A Bold Reform Framework

Alex Brill, resident fellow at the American Enterprise Institute, published a new report examining the House GOP’s tax reform plan released earlier this year titled, “A Better Way: A Pro-Growth Tax Plan for All Americans.” Brill’s report summarizes the plan, analyzes some key components, and estimates the budgetary impact of the individual income tax provisions along with an estimate of the effective marginal tax rate on new investment.

Digging deeper, on the individual tax reform side, Brill highlights the plan’s proposal to replace the current seven ordinary income tax rates with three, along with 50 percent exclusion for capital gains, dividends, and interest income. Furthermore, the plan would reform the standard deduction, additional standard deduction, personal exemption, and child tax credit. Finally, the plan would repeal the alternative minimum tax (AMT) along with the estate tax. All in all, Brill finds that the “plethora of individual income tax reforms approach revenue neutral at the end of the budget window and beyond.”

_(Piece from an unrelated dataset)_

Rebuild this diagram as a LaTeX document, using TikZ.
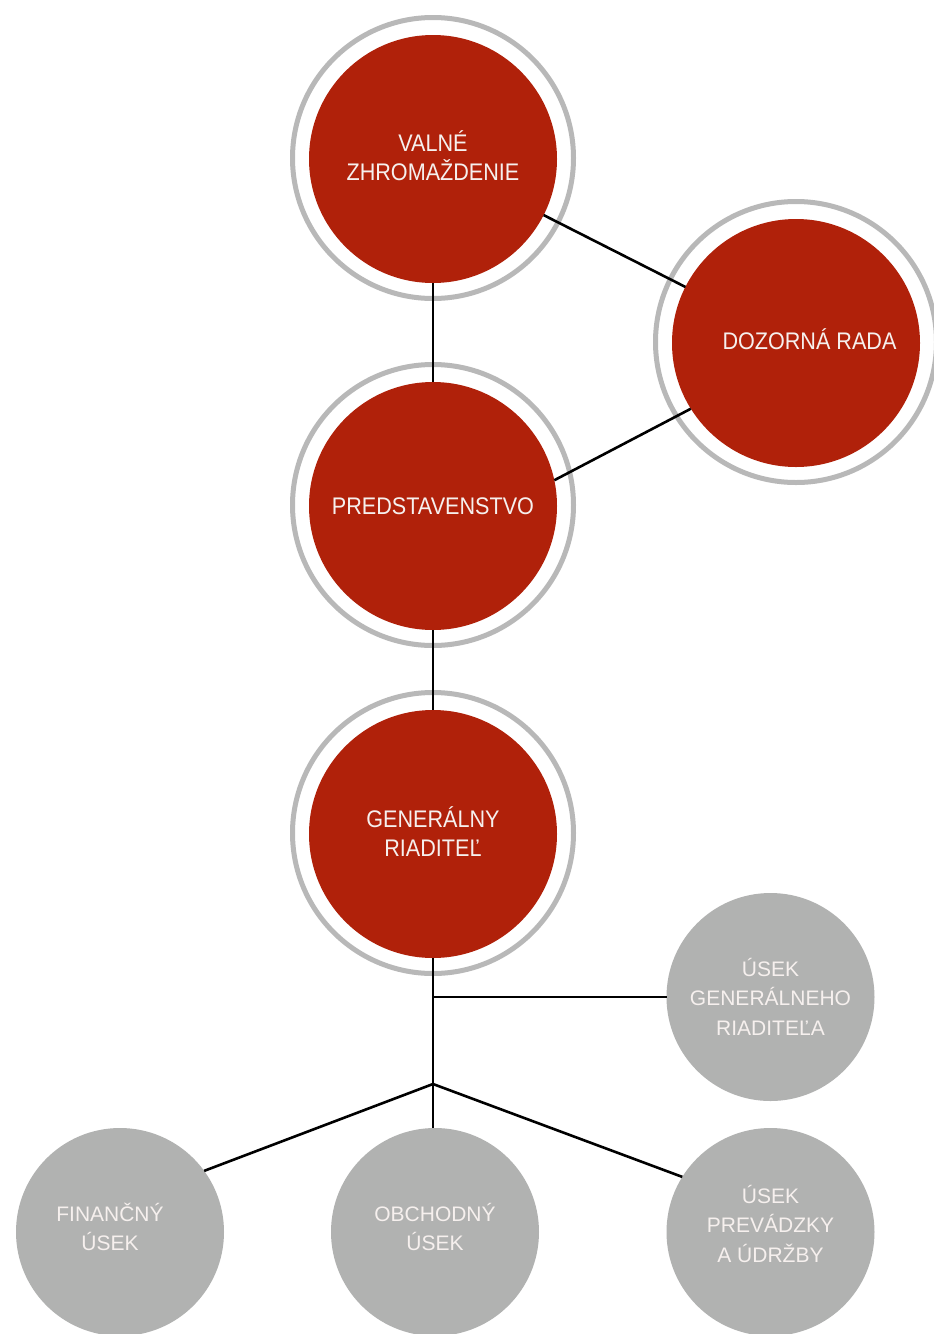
\documentclass[tikz,border=0pt]{standalone}
\usepackage{fontspec}
\setmainfont{Liberation Sans}
\newfontfamily\redfont{Liberation Sans}[FakeStretch=0.9]
\newfontfamily\grayfont{Liberation Sans}
\definecolor{boardred}{RGB}{176,33,10}
\definecolor{ringgray}{RGB}{184,184,184}
\definecolor{unitgray}{RGB}{177,178,177}
\definecolor{txtwhite}{RGB}{246,240,238}
% lift a centred block of lines by #1 without changing its box
\newcommand\liftlines[2]{\raisebox{#1}[\height][\depth]{\begin{tabular}{@{}c@{}}#2\end{tabular}}}
\tikzset{
  ring/.style={circle, draw=ringgray, line width=5pt, minimum size=281pt, inner sep=0pt, outer sep=0pt},
  board/.style={circle, fill=boardred, minimum size=248pt, inner sep=0pt, outer sep=0pt,
    text=txtwhite, align=center, font=\redfont\fontsize{24}{29}\selectfont},
  unit/.style={circle, fill=unitgray, minimum size=208pt, inner sep=0pt, outer sep=0pt,
    text=txtwhite, align=center, font=\grayfont\fontsize{21}{29.5}\selectfont},
  link/.style={black, line width=2.6pt}
}
\begin{document}
\begin{tikzpicture}[x=1pt, y=-1pt]
\clip (0,0) rectangle (934,1334);
\fill[white] (0,0) rectangle (934,1334);
% rings
\node[ring] (vzr) at (433,158) {};
\node[ring] (drr) at (796,342) {};
\node[ring] (pr)  at (433,505) {};
\node[ring] (grr) at (433,833) {};
% red bodies
\node[board] (vz) at (433,159) {\liftlines{-1pt}{VALNÉ\\ZHROMAŽDENIE}};
\node[board] (dr) at (796,343) {\hspace*{27pt}\liftlines{0pt}{DOZORNÁ RADA}};
\node[board] (p)  at (433,506) {PREDSTAVENSTVO};
\node[board] (gr) at (433,834) {\liftlines{-2pt}{GENERÁLNY\\RIADITEĽ}};
% units
\node[unit] (ugr)  at (770.5,997) {\liftlines{-3pt}{ÚSEK\\GENERÁLNEHO\\RIADITEĽA}};
\node[unit] (fin)  at (120,1232) {\liftlines{2pt}{FINANČNÝ\\ÚSEK}\hspace*{20pt}};
\node[unit] (obch) at (435,1232) {\liftlines{2pt}{OBCHODNÝ\\ÚSEK}};
\node[unit] (prev) at (770.5,1232) {\liftlines{5pt}{ÚSEK\\PREVÁDZKY\\A ÚDRŽBY}};
% junctions
\coordinate (br) at (433,997);
\coordinate (jn) at (433,1084);
% connectors
\draw[link] (vz) -- (dr);
\draw[link] (dr.212) -- (p.12);
\draw[link] (vz) -- (p);
\draw[link] (p) -- (gr);
\draw[link] (gr) -- (jn);
\draw[link] (br) -- (ugr);
\draw[link] (jn) -- (fin.36);
\draw[link] (jn) -- (jn |- obch.north);
\draw[link] (jn) -- (prev.148);
\end{tikzpicture}
\end{document}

When it comes to corporate tax reform, the GOP plan does what many on both sides of the political aisle are calling for – it reduces the federal corporate tax rate from 35 percent to 20 percent. It would also repeal the corporate AMT along with current rules for depreciation, replacing it with immediate expensing for new investment in equipment, structures and intellectual property.

Under the plan, the average marginal tax rate on new corporate investment drops from the current 31.6 percent (without bonus depreciation) to 17.9 percent under the proposed plan. Equity financed corporate investment would drop from 38.5 percent to 16.9 percent.  This decrease is “likely to spur considerable amounts of new investment.”

Brill notes that, “With the inclusion of the business tax reforms (primarily lowering the corporate tax rate to 20 percent) and the repeal of the estate tax, this proposal is expected to reduce revenues relative to current law using standard revenue-estimating methodologies. A dynamic or macroeconomic analysis of the plan, a subject for future research, is likely to find positive economic effects, including offsetting revenue gains from growth.”

This is good news for both individuals and businesses that have been crying out for tax reform that produces a pro-growth, pro-investment tax code that is simplified and uniform.  The House GOP plan hits that mark. As Brill concludes, “The House Republican tax reform plan represents a bold reform framework, one that simplifies the tax system, dramatically reduces marginal tax rates on new investment and capital income, and modestly lowers the average marginal tax rate on labor.”

Let’s hope the new administration and Congress are ready to come together and make this “bold reform” a reality when they take office in January.